Available data:
• • •

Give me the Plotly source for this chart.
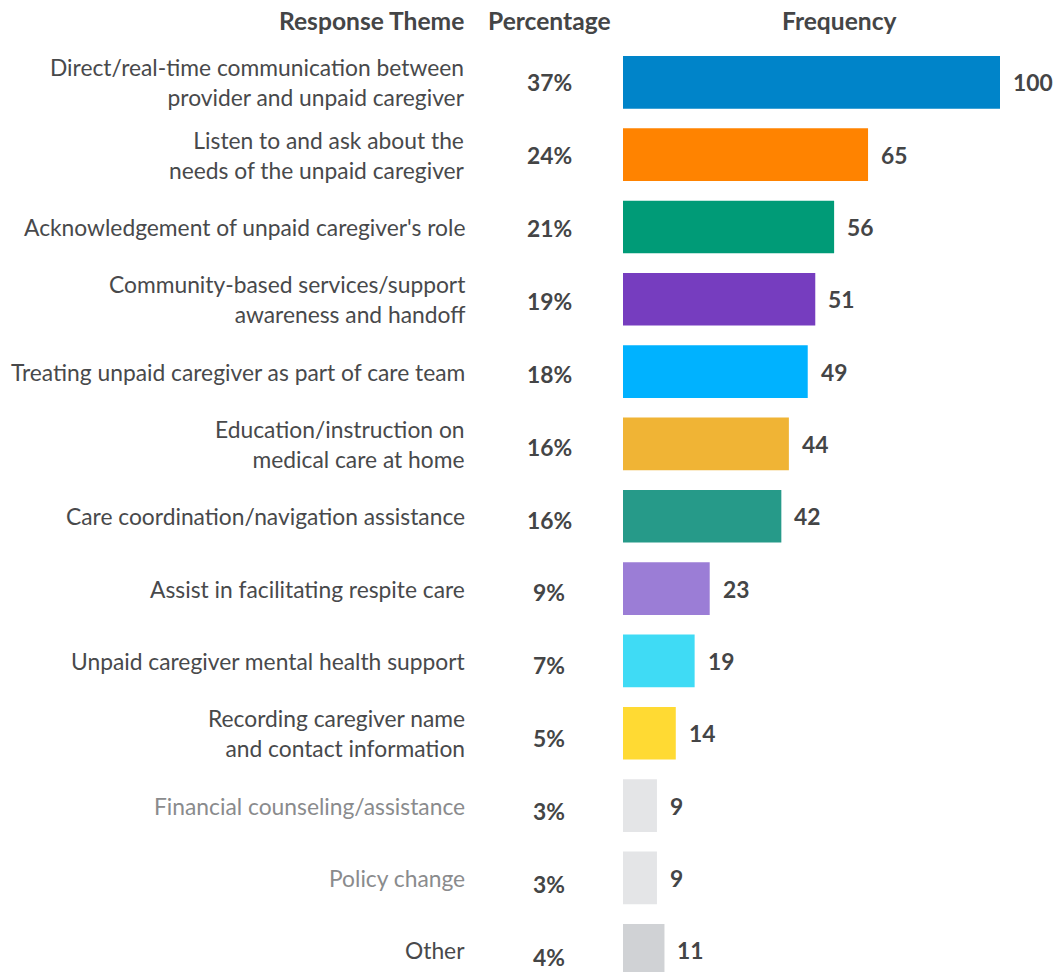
import plotly.graph_objects as go

themes = [
    "Direct/real-time communication between<br>provider and unpaid caregiver",
    "Listen to and ask about the<br>needs of the unpaid caregiver",
    "Acknowledgement of unpaid caregiver's role",
    "Community-based services/support<br>awareness and handoff",
    "Treating unpaid caregiver as part of care team",
    "Education/instruction on<br>medical care at home",
    "Care coordination/navigation assistance",
    "Assist in facilitating respite care",
    "Unpaid caregiver mental health support",
    "Recording caregiver name<br>and contact information",
    "Financial counseling/assistance",
    "Policy change",
    "Other",
]
percentages = ["37%", "24%", "21%", "19%", "18%", "16%", "16%", "9%", "7%", "5%", "3%", "3%", "4%"]
frequency = [100, 65, 56, 51, 49, 44, 42, 23, 19, 14, 9, 9, 11]
colors = ["#0084C9", "#FF8300", "#009B77", "#763DBF", "#00B2FF", "#F0B435", "#269A89",
          "#9B7DD6", "#3FDBF5", "#FFDA33", "#E4E5E7", "#E4E5E7", "#D0D2D5"]
label_colors = ["#48494B"] * 10 + ["#8A8B8D", "#8A8B8D", "#48494B"]

W, H = 1054, 972
FONT = "Lato"
DARK = "#444546"
LBL = 22.8
NUM = 22.8
HDR = 24.6

rows = list(range(len(themes)))

fig = go.Figure()
fig.add_trace(go.Bar(
    x=frequency, y=rows, orientation="h",
    marker=dict(color=colors, line=dict(width=0)),
    width=0.728, hoverinfo="skip",
))

ann = []
for i in rows:
    ann.append(dict(x=466.5 / W, xref="paper", y=i, yref="y", text=themes[i],
                    xanchor="right", yanchor="middle", align="right", showarrow=False,
                    font=dict(family=FONT, size=LBL, color=label_colors[i])))
    ann.append(dict(x=549 / W, xref="paper", y=i, yref="y", text="<b>" + percentages[i] + "</b>",
                    xanchor="center", yanchor="middle", showarrow=False, yshift=-0.55 * i,
                    font=dict(family=FONT, size=NUM, color=DARK)))
    ann.append(dict(x=frequency[i], xref="x", y=i, yref="y", text="<b>" + str(frequency[i]) + "</b>",
                    xanchor="left", yanchor="middle", xshift=11, showarrow=False,
                    font=dict(family=FONT, size=NUM, color=DARK)))

hy = 1 - 21 / H
ann.append(dict(x=466 / W, xref="paper", y=hy, yref="paper", text="<b>Response Theme</b>",
                xanchor="right", yanchor="middle", showarrow=False,
                font=dict(family=FONT, size=HDR, color=DARK)))
ann.append(dict(x=549 / W, xref="paper", y=hy, yref="paper", text="<b>Percentage</b>",
                xanchor="center", yanchor="middle", showarrow=False,
                font=dict(family=FONT, size=HDR, color=DARK)))
ann.append(dict(x=839 / W, xref="paper", y=hy, yref="paper", text="<b>Frequency</b>",
                xanchor="center", yanchor="middle", showarrow=False,
                font=dict(family=FONT, size=HDR, color=DARK)))

px_per_unit = 3.77
d0 = 623 / W
xmax = (W - 623) / px_per_unit
row_px = 72.33
top = -82.3 / row_px
bottom = top + H / row_px

fig.update_layout(
    width=W, height=H,
    margin=dict(l=0, r=0, t=0, b=0),
    paper_bgcolor="white", plot_bgcolor="white",
    showlegend=False,
    xaxis=dict(domain=[d0, 1], range=[0, xmax], visible=False, fixedrange=True),
    yaxis=dict(range=[bottom, top], visible=False, fixedrange=True),
    annotations=ann,
    font=dict(family=FONT),
)

fig.write_html(
    "out.html",
    config={"displayModeBar": False, "staticPlot": True},
    post_script="document.body.style.margin='0px';document.body.style.overflow='hidden';",
)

• • •

Task directions:
Reproduce every line above as written, skipping pictures.

Reply to the exercise:
Give me the Plotly source for this chart.
import plotly.graph_objects as go

themes = [
    "Direct/real-time communication between<br>provider and unpaid caregiver",
    "Listen to and ask about the<br>needs of the unpaid caregiver",
    "Acknowledgement of unpaid caregiver's role",
    "Community-based services/support<br>awareness and handoff",
    "Treating unpaid caregiver as part of care team",
    "Education/instruction on<br>medical care at home",
    "Care coordination/navigation assistance",
    "Assist in facilitating respite care",
    "Unpaid caregiver mental health support",
    "Recording caregiver name<br>and contact information",
    "Financial counseling/assistance",
    "Policy change",
    "Other",
]
percentages = ["37%", "24%", "21%", "19%", "18%", "16%", "16%", "9%", "7%", "5%", "3%", "3%", "4%"]
frequency = [100, 65, 56, 51, 49, 44, 42, 23, 19, 14, 9, 9, 11]
colors = ["#0084C9", "#FF8300", "#009B77", "#763DBF", "#00B2FF", "#F0B435", "#269A89",
          "#9B7DD6", "#3FDBF5", "#FFDA33", "#E4E5E7", "#E4E5E7", "#D0D2D5"]
label_colors = ["#48494B"] * 10 + ["#8A8B8D", "#8A8B8D", "#48494B"]

W, H = 1054, 972
FONT = "Lato"
DARK = "#444546"
LBL = 22.8
NUM = 22.8
HDR = 24.6

rows = list(range(len(themes)))

fig = go.Figure()
fig.add_trace(go.Bar(
    x=frequency, y=rows, orientation="h",
    marker=dict(color=colors, line=dict(width=0)),
    width=0.728, hoverinfo="skip",
))

ann = []
for i in rows:
    ann.append(dict(x=466.5 / W, xref="paper", y=i, yref="y", text=themes[i],
                    xanchor="right", yanchor="middle", align="right", showarrow=False,
                    font=dict(family=FONT, size=LBL, color=label_colors[i])))
    ann.append(dict(x=549 / W, xref="paper", y=i, yref="y", text="<b>" + percentages[i] + "</b>",
                    xanchor="center", yanchor="middle", showarrow=False, yshift=-0.55 * i,
                    font=dict(family=FONT, size=NUM, color=DARK)))
    ann.append(dict(x=frequency[i], xref="x", y=i, yref="y", text="<b>" + str(frequency[i]) + "</b>",
                    xanchor="left", yanchor="middle", xshift=11, showarrow=False,
                    font=dict(family=FONT, size=NUM, color=DARK)))

hy = 1 - 21 / H
ann.append(dict(x=466 / W, xref="paper", y=hy, yref="paper", text="<b>Response Theme</b>",
                xanchor="right", yanchor="middle", showarrow=False,
                font=dict(family=FONT, size=HDR, color=DARK)))
ann.append(dict(x=549 / W, xref="paper", y=hy, yref="paper", text="<b>Percentage</b>",
                xanchor="center", yanchor="middle", showarrow=False,
                font=dict(family=FONT, size=HDR, color=DARK)))
ann.append(dict(x=839 / W, xref="paper", y=hy, yref="paper", text="<b>Frequency</b>",
                xanchor="center", yanchor="middle", showarrow=False,
                font=dict(family=FONT, size=HDR, color=DARK)))

px_per_unit = 3.77
d0 = 623 / W
xmax = (W - 623) / px_per_unit
row_px = 72.33
top = -82.3 / row_px
bottom = top + H / row_px

fig.update_layout(
    width=W, height=H,
    margin=dict(l=0, r=0, t=0, b=0),
    paper_bgcolor="white", plot_bgcolor="white",
    showlegend=False,
    xaxis=dict(domain=[d0, 1], range=[0, xmax], visible=False, fixedrange=True),
    yaxis=dict(range=[bottom, top], visible=False, fixedrange=True),
    annotations=ann,
    font=dict(family=FONT),
)

fig.write_html(
    "out.html",
    config={"displayModeBar": False, "staticPlot": True},
    post_script="document.body.style.margin='0px';document.body.style.overflow='hidden';",
)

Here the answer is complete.